Lina Manousogiannaki a commencé à s’aventurer dans la relation tactile qui peut s’établir avec une œuvre et apporter une complémentarité à la vue. Puisque l’artiste est aussi photographe, la confrontation avec l’image, cette envahisseuse de notre quotidien, s’inscrit au moyen de la broderie rajoutant une dimension palpable à la planéité du support. Le passage du bidimensionnel à la troisième dimension installe une ambiguïté fragile.
De même que le parallèle suggéré entre un dessin sur papier dont le sujet surgit en noir sur le fond blanc et une pellicule extraite d’une bobine cinématographique où il se discerne sur la transparence ; ce qui souligne au surplus un autre paradoxe celui de l’opacité tangible de la partie noire combinée encadrant le vide immatériel des perforations nécessaires pour la projection.
Restaurer une œuvre du patrimoine pose la question de la pérennité des créations artistiques. Elle amène à s’interroger sur la mémoire aussi bien historique qu’individuelle. Jehanne Paternoste (1976) est partie de la présence à Tournai d’un atelier de restauration de tapisserie. Le travail qu’y effectuent des lissières spécialisées commence par l’enlèvement des poussières accumulées entre les fils tissés.
Premier geste créatif, recomposer un fil au moyen des balayures, démonstration de la vitalité potentielle de la créativité susceptible de s’emparer de n’importe quel matériau, fût-il rebut destiné à être jeté, afin de lui redonner une vie inespérée. Ensuite former des torsades avec des fils provenant d’une tapisserie familiale et les aligner ainsi que des pièces à conviction d’une enquête dotées de notes écrites résumant des conclusions d’observation. Elle y ajoute des échantillons de toile dont une part a été exposée au soleil, une autre protégée ; l’attention se porte alors sur les effets produits par lumière sur la matière, autre élément du vieillissement d’un objet.

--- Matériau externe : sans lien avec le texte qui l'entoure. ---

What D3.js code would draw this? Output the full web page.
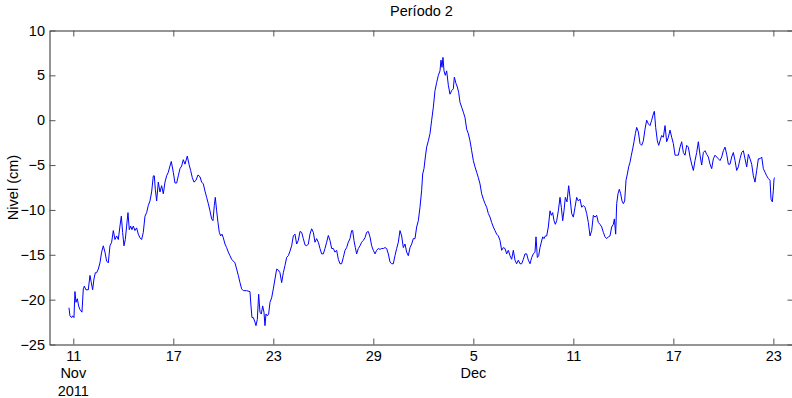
<!DOCTYPE html>
<html>
<head>
<meta charset="utf-8">
<script src="https://cdn.jsdelivr.net/npm/d3@7"></script>
<style>
  body { margin: 0; background: #fff; }
  text { font-family: Arial, "Liberation Sans", sans-serif; }
</style>
</head>
<body>
<svg width="792" height="398"></svg>
<script>
// title / labels
var titulo = "Período 2";
var yLabel = "Nivel (cm)";

// series: [days since 10 Nov 2011 00:00 UTC, level in cm]
var serie = [
  [0.74,-20.9],[0.80,-21.8],[0.90,-22.0],[0.96,-21.8],[1.04,-22.0],[1.10,-19.1],[1.16,-20.3],[1.24,-19.9],
  [1.32,-20.7],[1.40,-21.1],[1.52,-21.4],[1.60,-18.8],[1.66,-18.5],[1.76,-18.9],[1.90,-18.9],[2.00,-17.3],
  [2.08,-18.1],[2.16,-18.9],[2.24,-17.7],[2.32,-17.0],[2.40,-17.0],[2.50,-16.6],[2.60,-15.9],[2.70,-14.7],
  [2.80,-14.0],[2.90,-14.7],[3.00,-15.7],[3.10,-15.9],[3.20,-14.0],[3.30,-13.6],[3.40,-12.3],[3.50,-13.3],
  [3.60,-12.9],[3.70,-13.3],[3.80,-11.8],[3.88,-10.7],[3.96,-12.5],[4.04,-14.0],[4.12,-13.3],[4.20,-11.8],
  [4.28,-10.3],[4.36,-12.2],[4.44,-11.8],[4.52,-12.2],[4.60,-11.8],[4.70,-12.3],[4.80,-12.0],[4.90,-12.7],
  [5.00,-13.1],[5.10,-13.3],[5.20,-12.5],[5.30,-10.7],[5.40,-10.3],[5.50,-9.5],[5.60,-9.0],[5.70,-8.0],
  [5.80,-6.2],[5.86,-6.2],[5.92,-7.7],[6.00,-9.0],[6.10,-6.9],[6.20,-8.0],[6.30,-7.3],[6.40,-8.2],
  [6.50,-6.9],[6.60,-6.2],[6.70,-5.8],[6.80,-5.1],[6.88,-4.6],[7.00,-5.8],[7.10,-7.0],[7.20,-7.0],
  [7.30,-6.2],[7.40,-5.4],[7.50,-5.1],[7.60,-4.4],[7.70,-4.9],[7.84,-4.0],[7.94,-4.9],[8.04,-5.6],
  [8.14,-6.4],[8.24,-6.9],[8.36,-6.7],[8.48,-6.1],[8.60,-6.3],[8.70,-6.9],[8.80,-7.1],[8.90,-7.9],
  [9.00,-8.6],[9.10,-9.3],[9.20,-10.1],[9.30,-11.0],[9.38,-11.2],[9.46,-9.5],[9.52,-8.6],[9.60,-10.1],
  [9.68,-11.4],[9.76,-12.5],[9.84,-12.9],[9.92,-12.7],[10.00,-13.1],[10.10,-13.8],[10.20,-14.2],[10.30,-14.7],
  [10.40,-15.1],[10.50,-15.5],[10.60,-15.7],[10.70,-15.9],[10.80,-16.6],[10.90,-17.3],[11.00,-18.1],[11.10,-18.8],
  [11.20,-19.0],[11.30,-19.0],[11.40,-19.0],[11.60,-19.1],[11.66,-20.7],[11.72,-22.0],[11.80,-22.0],[11.90,-22.5],
  [11.96,-22.9],[12.04,-22.2],[12.12,-19.4],[12.20,-21.4],[12.28,-21.6],[12.36,-20.7],[12.44,-21.4],[12.50,-22.9],
  [12.56,-21.6],[12.64,-21.8],[12.72,-21.6],[12.80,-20.3],[12.90,-19.8],[13.00,-18.8],[13.10,-17.7],[13.20,-16.6],
  [13.30,-16.7],[13.40,-17.0],[13.50,-18.1],[13.60,-17.0],[13.70,-16.2],[13.80,-15.3],[13.90,-15.1],[14.00,-14.6],
  [14.10,-14.0],[14.20,-12.9],[14.30,-12.7],[14.40,-13.8],[14.50,-13.4],[14.60,-12.4],[14.70,-12.5],[14.80,-13.2],
  [14.90,-13.9],[15.00,-14.0],[15.10,-13.8],[15.20,-12.7],[15.30,-12.1],[15.40,-12.5],[15.50,-13.6],[15.60,-13.2],
  [15.70,-13.6],[15.80,-14.3],[15.90,-14.9],[16.00,-14.9],[16.10,-14.3],[16.20,-13.6],[16.30,-12.85],[16.40,-13.4],
  [16.50,-14.3],[16.60,-14.3],[16.70,-14.7],[16.80,-14.5],[16.90,-15.5],[17.00,-16.0],[17.10,-16.0],[17.20,-15.3],
  [17.30,-14.5],[17.40,-14.2],[17.50,-13.6],[17.60,-13.2],[17.70,-12.3],[17.76,-12.3],[17.84,-13.4],[17.92,-14.2],
  [18.00,-14.9],[18.10,-14.3],[18.20,-14.0],[18.30,-13.6],[18.40,-13.4],[18.50,-13.1],[18.60,-12.5],[18.70,-12.4],
  [18.80,-13.0],[18.90,-14.0],[19.00,-14.5],[19.10,-14.9],[19.20,-14.5],[19.30,-14.3],[19.40,-14.4],[19.50,-14.3],
  [19.60,-14.3],[19.70,-14.2],[19.80,-14.3],[19.90,-14.9],[20.00,-15.8],[20.10,-16.0],[20.20,-16.0],[20.30,-15.1],
  [20.40,-14.3],[20.50,-13.6],[20.60,-12.3],[20.70,-12.9],[20.80,-14.2],[20.90,-13.8],[21.00,-14.7],[21.10,-15.1],
  [21.20,-14.2],[21.30,-13.8],[21.40,-13.2],[21.50,-13.2],[21.60,-11.9],[21.70,-11.2],[21.80,-9.7],[21.90,-7.8],
  [21.96,-6.0],[22.04,-5.4],[22.12,-4.1],[22.20,-3.0],[22.30,-2.3],[22.40,-1.5],[22.50,0.0],[22.60,1.45],
  [22.70,3.3],[22.80,4.2],[22.90,5.0],[23.00,5.5],[23.06,6.7],[23.12,5.9],[23.18,7.0],[23.24,5.5],
  [23.32,5.0],[23.40,5.5],[23.50,3.9],[23.60,2.9],[23.70,3.3],[23.80,3.5],[23.86,4.8],[23.96,4.1],
  [24.04,3.7],[24.12,3.1],[24.20,2.0],[24.30,1.45],[24.40,0.9],[24.50,0.3],[24.60,-1.0],[24.70,-1.5],
  [24.80,-2.3],[24.90,-3.4],[25.00,-4.5],[25.10,-5.2],[25.20,-5.8],[25.30,-6.4],[25.40,-7.1],[25.50,-8.2],
  [25.60,-8.8],[25.70,-9.3],[25.80,-9.7],[25.90,-10.4],[26.00,-10.8],[26.10,-11.4],[26.20,-11.9],[26.30,-12.3],
  [26.40,-12.7],[26.50,-12.9],[26.60,-13.4],[26.70,-14.5],[26.80,-14.2],[26.90,-14.3],[27.00,-14.9],[27.10,-14.5],
  [27.20,-15.1],[27.30,-15.5],[27.40,-14.5],[27.50,-15.6],[27.60,-16.0],[27.70,-15.6],[27.80,-16.0],[27.90,-16.0],
  [28.00,-15.5],[28.10,-14.9],[28.20,-14.9],[28.30,-15.6],[28.40,-16.0],[28.50,-15.3],[28.60,-14.9],[28.70,-14.7],
  [28.76,-13.0],[28.84,-15.3],[28.92,-15.1],[29.00,-14.2],[29.08,-13.6],[29.16,-13.0],[29.24,-13.2],[29.32,-12.9],
  [29.40,-12.9],[29.50,-11.9],[29.60,-10.1],[29.68,-10.6],[29.76,-10.3],[29.84,-11.2],[29.92,-11.6],[30.00,-11.2],
  [30.10,-10.1],[30.20,-8.6],[30.28,-9.7],[30.36,-11.2],[30.44,-10.1],[30.52,-8.6],[30.62,-9.1],[30.72,-7.3],
  [30.80,-8.6],[30.90,-10.4],[31.00,-10.8],[31.10,-9.7],[31.20,-8.6],[31.30,-9.0],[31.40,-8.8],[31.50,-9.7],
  [31.60,-9.5],[31.70,-9.7],[31.80,-10.4],[31.90,-11.4],[32.00,-12.9],[32.10,-12.3],[32.20,-10.6],[32.30,-10.8],
  [32.40,-10.6],[32.50,-11.4],[32.60,-11.6],[32.70,-11.9],[32.80,-12.5],[32.90,-13.0],[33.00,-13.2],[33.10,-13.0],
  [33.20,-12.9],[33.30,-11.9],[33.40,-11.6],[33.46,-11.0],[33.54,-12.7],[33.60,-9.3],[33.68,-8.2],[33.76,-7.7],
  [33.84,-8.2],[33.92,-9.0],[34.00,-9.3],[34.08,-9.0],[34.16,-6.7],[34.24,-6.0],[34.32,-5.2],[34.40,-4.7],
  [34.48,-3.9],[34.56,-3.2],[34.64,-2.4],[34.72,-1.5],[34.80,-0.8],[34.90,-1.3],[35.00,-2.6],[35.10,-2.8],
  [35.20,-2.3],[35.30,-1.0],[35.40,0.0],[35.50,-0.4],[35.60,-0.6],[35.70,0.0],[35.80,0.7],[35.86,1.0],
  [35.94,-0.8],[36.04,-2.3],[36.12,-2.8],[36.20,-2.3],[36.30,-1.7],[36.40,-1.9],[36.50,-0.6],[36.60,-2.4],
  [36.70,-1.9],[36.80,-1.1],[36.90,-1.9],[37.00,-2.6],[37.10,-3.9],[37.20,-3.9],[37.30,-3.9],[37.40,-3.0],
  [37.50,-2.4],[37.60,-3.6],[37.70,-3.9],[37.80,-2.8],[37.90,-3.0],[38.00,-4.1],[38.10,-4.9],[38.20,-5.6],
  [38.30,-4.5],[38.40,-3.6],[38.50,-2.4],[38.60,-3.9],[38.70,-5.0],[38.80,-3.6],[38.90,-3.4],[39.00,-3.8],
  [39.10,-4.1],[39.20,-4.9],[39.30,-5.4],[39.40,-4.3],[39.50,-3.9],[39.60,-4.1],[39.70,-4.3],[39.80,-4.5],
  [39.90,-4.1],[40.00,-3.4],[40.10,-3.0],[40.20,-3.8],[40.30,-4.9],[40.40,-4.9],[40.50,-4.1],[40.60,-3.6],
  [40.70,-4.5],[40.80,-5.6],[40.90,-5.2],[41.00,-4.3],[41.10,-3.6],[41.20,-3.4],[41.30,-4.3],[41.40,-5.2],
  [41.50,-3.8],[41.60,-4.3],[41.70,-4.9],[41.80,-6.2],[41.90,-6.9],[42.00,-5.6],[42.10,-4.3],[42.20,-4.3],
  [42.30,-4.1],[42.40,-5.4],[42.50,-5.8],[42.60,-6.2],[42.70,-6.5],[42.80,-6.7],[42.86,-8.8],[42.94,-9.1],
  [43.00,-7.8],[43.04,-6.5],[43.10,-6.4]
];

// axes
var yTicks = [-25, -20, -15, -10, -5, 0, 5, 10];
var xTicks = ["2011-11-11", "2011-11-17", "2011-11-23", "2011-11-29",
              "2011-12-05", "2011-12-11", "2011-12-17", "2011-12-23"];
var monthLabels = [
  {date: "2011-11-11", lines: ["Nov", "2011"]},
  {date: "2011-12-05", lines: ["Dec"]}
];
var xLimits = ["2011-11-09T13:44:00Z", "2011-12-24T05:00:00Z"];
var yLimits = [-25, 10];

var svg = d3.select("svg");
// plot box (note: "top" is reserved on window, so use plotTop etc.)
var plotLeft = 49.5, plotRight = 793.5, plotTop = 30.5, plotBottom = 344.5;
var t0 = Date.UTC(2011, 10, 10);

var x = d3.scaleUtc()
    .domain(xLimits.map(function(d) { return new Date(d); }))
    .range([plotLeft, plotRight]);
var y = d3.scaleLinear()
    .domain(yLimits)
    .range([plotBottom, plotTop]);

var fontSize = "14.5px";
var axisColor = "#2b2b2b";

// data line
var line = d3.line()
    .x(function(d) { return x(new Date(t0 + d[0] * 864e5)); })
    .y(function(d) { return y(d[1]); });

svg.append("path")
    .datum(serie)
    .attr("fill", "none")
    .attr("stroke", "#0000ff")
    .attr("stroke-width", 1)
    .attr("stroke-linejoin", "round")
    .attr("d", line);

var tickDates = xTicks.map(function(d) { return new Date(d + "T00:00:00Z"); });

// bottom axis, ticks inside
var gx = svg.append("g")
    .attr("transform", "translate(0," + plotBottom + ")")
    .call(d3.axisBottom(x).tickValues(tickDates)
        .tickFormat(d3.utcFormat("%-d"))
        .tickSizeInner(-6).tickSizeOuter(0).tickPadding(6));

// top axis (no labels)
var gxt = svg.append("g")
    .attr("transform", "translate(0," + plotTop + ")")
    .call(d3.axisTop(x).tickValues(tickDates).tickFormat("")
        .tickSizeInner(-6).tickSizeOuter(0));

// left axis
var gy = svg.append("g")
    .attr("transform", "translate(" + plotLeft + ",0)")
    .call(d3.axisLeft(y).tickValues(yTicks)
        .tickSizeInner(-6).tickSizeOuter(0).tickPadding(4.5));

// right axis (no labels)
var gyr = svg.append("g")
    .attr("transform", "translate(" + plotRight + ",0)")
    .call(d3.axisRight(y).tickValues(yTicks).tickFormat("")
        .tickSizeInner(-6).tickSizeOuter(0));

[gx, gxt, gy, gyr].forEach(function(g) {
    g.select(".domain").attr("stroke", axisColor);
    g.selectAll(".tick line").attr("stroke", "#555");
    g.selectAll("text")
        .attr("font-size", fontSize)
        .attr("font-family", "Arial, 'Liberation Sans', sans-serif")
        .attr("fill", "#000");
});

// month / year lines under tick labels
monthLabels.forEach(function(m) {
    var d = new Date(m.date + "T00:00:00Z");
    m.lines.forEach(function(s, i) {
        svg.append("text")
            .attr("x", x(d))
            .attr("y", 378 + i * 17.5)
            .attr("text-anchor", "middle")
            .attr("font-size", fontSize)
            .text(s);
    });
});

// title
svg.append("text")
    .attr("x", (plotLeft + plotRight) / 2)
    .attr("y", 16)
    .attr("text-anchor", "middle")
    .attr("font-size", fontSize)
    .text(titulo);

// y label
svg.append("text")
    .attr("transform", "translate(18," + ((plotTop + plotBottom) / 2) + ") rotate(-90)")
    .attr("text-anchor", "middle")
    .attr("font-size", fontSize)
    .text(yLabel);
</script>
</body>
</html>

Eva Dineweth (1996) s’engage dans une démarche plus conceptuelle. Elle aussi propose des variations plastiques en fonction de la texture des tissus, de leur rigidité ou de leur souplesse, de leur coloration lorsqu’ils sont disposés d’une certaine façon dans un espace. C’est le regard qui est sollicité afin qu’il ressente comment chaque élément, souvent associé à un objet assez ordinaire, se drape, se plie, se coule, se moule, ondule, se froisse ou s’étale. Si cela s’apparente à une fonction décorative, cela suppose aussi qu’on soit sensible à la dimension sculpturale qui en résulte.
Lisa Plaut porte intérêt aux tapisseries anciennes, celles dont les motifs ont fonction narrative. Elle va donc tenter de transposer ceux-ci sur des tissus imprimés avec évocation de dessins animés grand public, sorte de voyage temporel entre passé et présent. Arnaud Rochard (1986) s’inspire de motifs empruntés à l’histoire de la tapisserie. Il les reproduit selon une technique d’impression propre aux papiers peints qu’il adapte aussi à des carreaux de céramiques. Il se veut en quelque sorte passeur entre des figurations extraites du passé déplacées dans des décors insolites, entre un art purement créatif et un artisanat à fonction décorative.
Une gamme de rouges sert à Pétra Vanwichelen pour élaborer, au crochet, des structures suspendues. Une gamme de rouges colore les assemblages laineux entre sol et plafond. Ils semblent avoir perdu une part de leur pesanteur. Gorgones goguenardes, poulpes au sein d’une houle, ballonnets attirés vers les nuages, vers entortillés sur eux-mêmes, ce sont créatures fantasques comme les silhouettes hantant les rêves ou des filets destinés à piéger quelque cauchemar.
La suite de cette aventure, dont le premier épisode date de 1981, est attendue après le déconfinement, qui montrera s’il était possible d’approfondir chacune des démarches et aboutir à des résultats poussés au bout de leur potentiel selon les matières et les sujets abordés.